Надежды снять эту картину с помощью родных ЦТ, Госкино и Союза кинематографистов у Бондарчука не было. У руля каждого из этих ведомств стояли перестройщики, которые не хотели ничего слышать ни о Шолохове, ни о Бондарчуке, хотя в открытую режиссеру об этом никто не говорил, из-за чего он поначалу питал иллюзии, что проект удастся осуществить на государственные деньги. «Мосфильм» даже отправил в Вешенскую своего представителя, чтобы тот согласовал с местными властями условия предстоящих съемок. Но радость Бондарчука длилась недолго – вскоре ему сообщили, что у государства нет денег на сериал по «Тихому Дону». Вот тогда он и стал искать помощи у западных партнеров, с которыми у него были давние связи – еще с конца 60-х, когда он снимал в Италии «Ватерлоо».

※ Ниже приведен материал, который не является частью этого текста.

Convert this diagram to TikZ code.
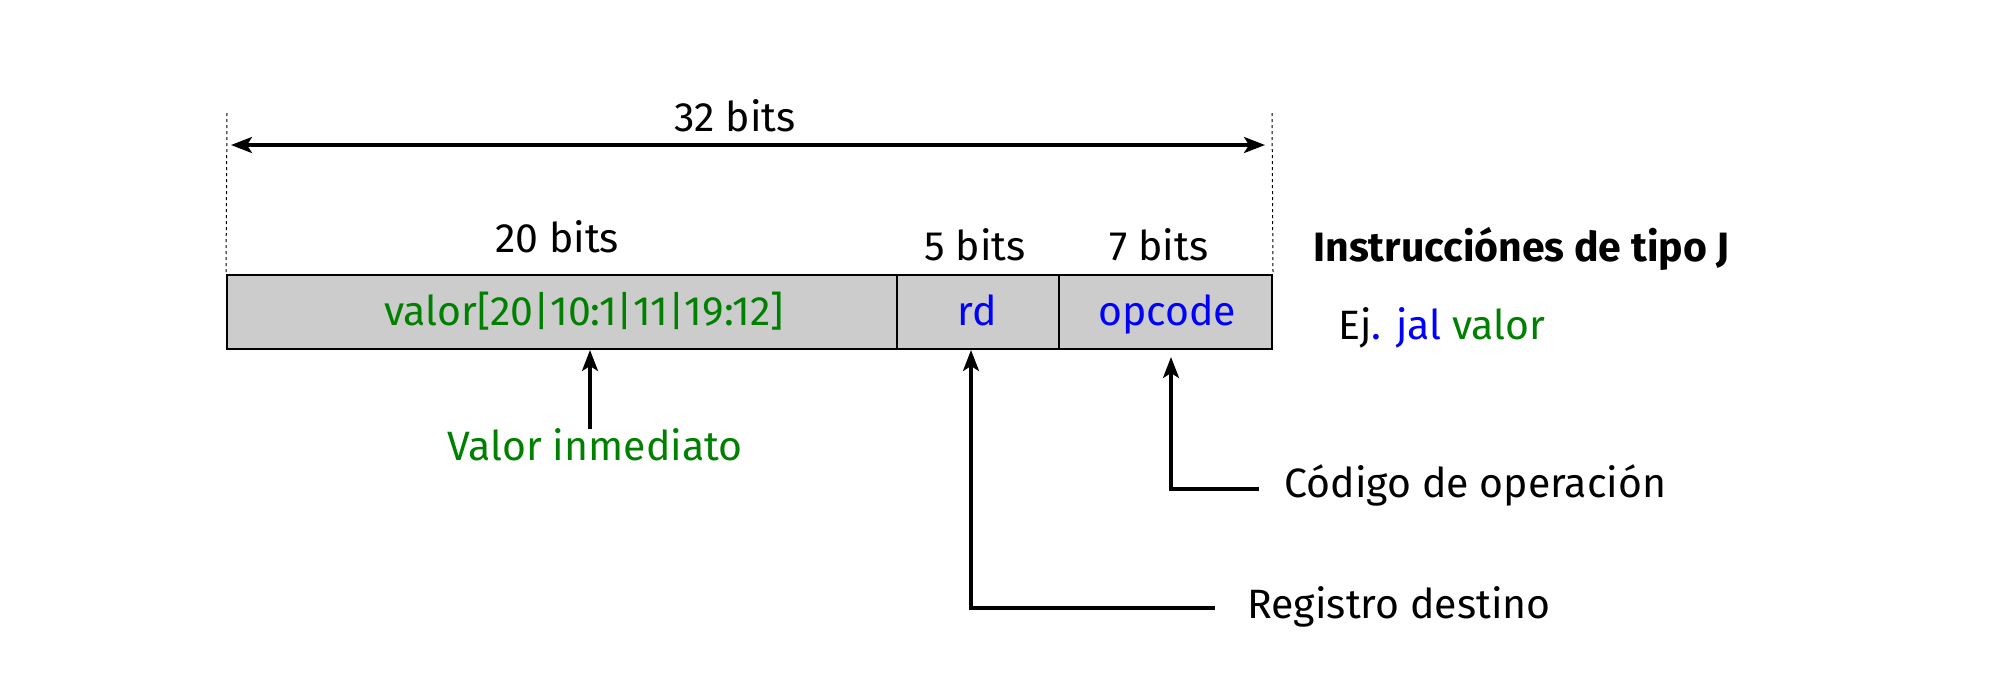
\documentclass[tikz,border=0pt]{standalone}
\usepackage{fontspec}
\setmainfont{Fira Sans}
\usetikzlibrary{arrows.meta}
\definecolor{vgreen}{RGB}{0,128,0}
\definecolor{vblue}{RGB}{0,0,255}
\definecolor{boxgray}{RGB}{204,204,204}
\begin{document}
\begin{tikzpicture}[x=0.5pt,y=-0.5pt,
  font=\fontsize{20.5}{25}\selectfont,
  field/.style={draw=black, fill=boxgray, line width=1pt, minimum height=37pt, inner sep=0pt},
  txt/.style={anchor=base, inner sep=0pt},
  ltxt/.style={anchor=base west, inner sep=0pt},
  arr/.style={line width=1.6pt, -{Stealth[length=10.5pt,width=8pt,inset=2.5pt]}},
  dimarr/.style={line width=1.6pt, {Stealth[length=10.5pt,width=8pt,inset=2.5pt]}-{Stealth[length=10.5pt,width=8pt,inset=2.5pt]}},
  guide/.style={line width=0.5pt, dash pattern=on 1.5pt off 1.5pt}]
\useasboundingbox (0,0) rectangle (2000,698);
\fill[white] (0,0) rectangle (2000,698);

% fields
\node[field, minimum width=335pt] (imm) at (562,312) {};
\node[field, minimum width=81pt] (rd) at (978,312) {};
\node[field, minimum width=106.5pt] (op) at (1165.5,312) {};

\node[txt, text=vgreen] (immt) at (584,325) {valor[20|10:1|11|19:12]};
\node[txt, text=vblue] (rdt) at (977,325) {rd};
\node[txt, text=vblue] (opt) at (1167,325) {opcode};

% widths
\node[txt] (w20) at (557,252) {20 bits};
\node[txt] (w5) at (975,260) {5 bits};
\node[txt] (w7) at (1159,260) {7 bits};
\node[txt] (w32) at (735,131) {32 bits};

% guide lines
\coordinate (gl) at (227,113);
\coordinate (gr) at (1272,113);
\draw[guide] (gl) -- (imm.north west);
\draw[guide] (gr) -- (op.north east);
\coordinate (al) at (231,145);
\coordinate (ar) at (1265,145);
\draw[dimarr] (al) -- (ar);

% title and example
\node[ltxt, font=\fontsize{20.5}{25}\selectfont\bfseries] (title) at (1313,261) {Instrucciónes de tipo J};
\node[ltxt] (ex) at (1338,339) {Ej\textcolor{vblue}{. jal} \textcolor{vgreen}{valor}};

% immediate
\coordinate (c1) at (590,429);
\draw[arr] (c1) -- (c1 |- imm.south);
\node[txt, text=vgreen] (immlab) at (595,460) {Valor inmediato};

% rd
\coordinate (c2) at (1215,608);
\coordinate (k2) at (971,608);
\draw[arr] (c2) -- (k2) -- (k2 |- rd.south);
\node[ltxt] (rdlab) at (1247,618) {Registro destino};

% opcode
\coordinate (c3) at (1259,489);
\coordinate (k3) at (1171,489);
\coordinate (t3) at (1171,357);
\draw[arr] (c3) -- (k3) -- (t3);
\node[ltxt] (oplab) at (1284,497) {Código de operación};
\end{tikzpicture}
\end{document}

Именно в этой стране Бондарчук и в этот раз решил искать поддержки своим замыслам. При этом он прекрасно отдавал себе отчет, что если его идея «выгорит», то ему придется пойти на определенные уступки зарубежным партнерам. Но он готов был на это пойти, поскольку цель у него была благая: во-первых, он хотел защитить честное имя Шолохова (а зарубежная постановка могла помочь это осуществить не только в СССР, но и на Западе, где фильм должен был прокатываться), во-вторых, посредством великого романа режиссер хотел остановить своих соотечественников от братоубийственной войны, которая, как считал Бондарчук, уже маячила на пороге как результат горбачевской перестройки. На примере полной драматизма судьбы Григория Мелехова режиссер собирался воззвать к умам и сердцам русских людей, которые вновь, как и 70 лет назад, начали делить друг друга на «белых» и «красных».
Эпопея с фильмом закрутилась в январе 1990 года, когда в Риме Бондарчук подписал договор с компанией «Интернационал синема компани» («И-чи-чи»). Одно из условий этого договора было то, что главные роли в картине – Пантелея и Григория Мелехова, а также Аксинью – должны были играть западные звезды. Бондарчук понимал, чем это чревато для его картины. Он еще в период съемок «Ватерлоо» воочию убедился, что это такое – западная актерская школа: ему, к примеру, пришлось изрядно намучиться с канадским актером Кристофером Пламмером, который играл герцога Веллингтона. Да и с Родом Стайгером, игравшим Наполеона, Бондарчук тоже не сразу нашел общий язык. Но в «Тихом Доне» ситуация складывалась еще более сложной: там иностранцам нужно было играть донских казаков, о которых они имели либо смутное представление, либо вообще ничего не знали. И Бондарчук это понимал. Но пошел на это, поскольку мечтал всеми правдами и неправдами снять «Тихий Дон».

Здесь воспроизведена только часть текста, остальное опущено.